The real risk is that the core assumption -- that the votes for a candidate sponsored by an alliance will at least equal the sum total of its parts -- proves to be facile, observes T N Ninan.
If they are not careful, what awaits the Opposition parties which have come together under an INDIA (Indian National Developmental Inclusive Alliance) umbrella down the road is a repeat of 1971.
Then too, an Opposition alliance got together and tried to oust a strong prime minister.
The slogan was: Indira Hatao (remove Indira). Mrs Gandhi countered with the more resonant Garibi Hatao (remove poverty).
It is easy to see why the prime minister won.
Today's Opposition parties have come together to say Modi Hatao, while Narendra Modi talks of Amrit Kaal, which is the aspirational equivalent of yesteryear's Garibi Hatao.
It is admittedly early days, and so far INDIA (a pretentious and confusing name) has focused on cobbling together some basic arrangements.
The next step has to be spelling out why the voter should buy into its goal of removing Mr Modi, and why the alliance would be a better bet.

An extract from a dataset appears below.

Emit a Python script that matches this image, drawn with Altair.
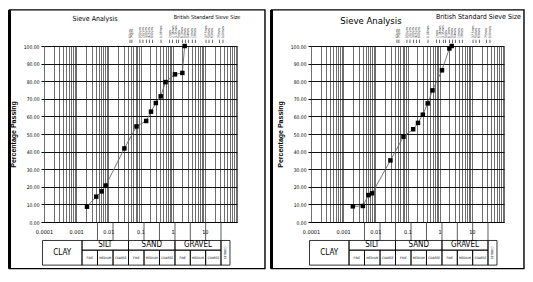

One assumes that INDIA will not plan a repeat of the Congress campaign of 2019, when Rahul Gandhi focused on a charge of personal corruption, since it didn't cut much ice.
Nor can it hope for a negative vote (as happened in post-Emergency 1977 and to a degree in 2014) since the prime minister's personal popularity seems to dwell at stratospheric levels.
To be sure, many people are bitterly critical of Mr Modi for his strong-arm record of weakening the institutions that might have made a powerful executive more accountable.
But those inclined to vote on this basis are likely to be relatively few, and even they can see that many of the parties in the Opposition (the Congress included) are also inclined to abuse their power when in office.
If the Opposition hopes to win, the new alliance will have to offer more than criticism of the government; it will have to offer a manifestly superior alternative.
That won't be easy. To start with, the Opposition has no leader to set up against Narendra Modi -- an important reason why the Bharatiya Janata Party has done consistently better in national as opposed to state elections.
The Opposition will also have limited resources to throw into the fray, and is likely to run a less organised campaign than the ruling party, although experience shows that money power cannot trump voter mood if it is hostile.
Why would the mood be hostile? Inflation and unemployment are likely candidates.
To neutralise that, Mr Modi's pitch will include having delivered on the BJP's core agenda: Building the temple in Ayodhya, getting rid of Jammu and Kashmir's special status, and ending what his voter base sees as the appeasement of minorities.
He can also spin a narrative, with the usual mixture of fact and exaggeration, about enhancing national pride by raising India's global profile (though there is criticism abroad about his civil liberties record), becoming more assertive on national security (if we can forget China for the moment), and putting India on course to becoming the third-largest economy.
He could additionally focus on the various digitisation initiatives, a range of welfare measures, and the visible signs of development: Building the country's physical infrastructure and introducing fast inter-city trains.
With memories of demonetisation and the similarly disastrous Covid lockdown of 2020 fading, many voters would look at the record and be willing to vote Mr Modi a third term.
But it is early days, and the Opposition alliance may in due course hammer out an agreed programme detailing what it will do if elected.
This would likely promise a range of freebies, as was done by the Congress in Karnataka recently, such being also the instinctive approach of the Aam Aadmi Party.
The alliance might also focus on those left behind by the K-shaped pattern of growth; it worked in 2004 against the Vajpayee government.
But in adopting a welfarist-populist platform, the alliance is likely to veer away from promising market-oriented economic reform.
The real risk, though, is that the core assumption -- that the votes for a candidate sponsored by an alliance will at least equal the sum total of its parts -- proves to be facile.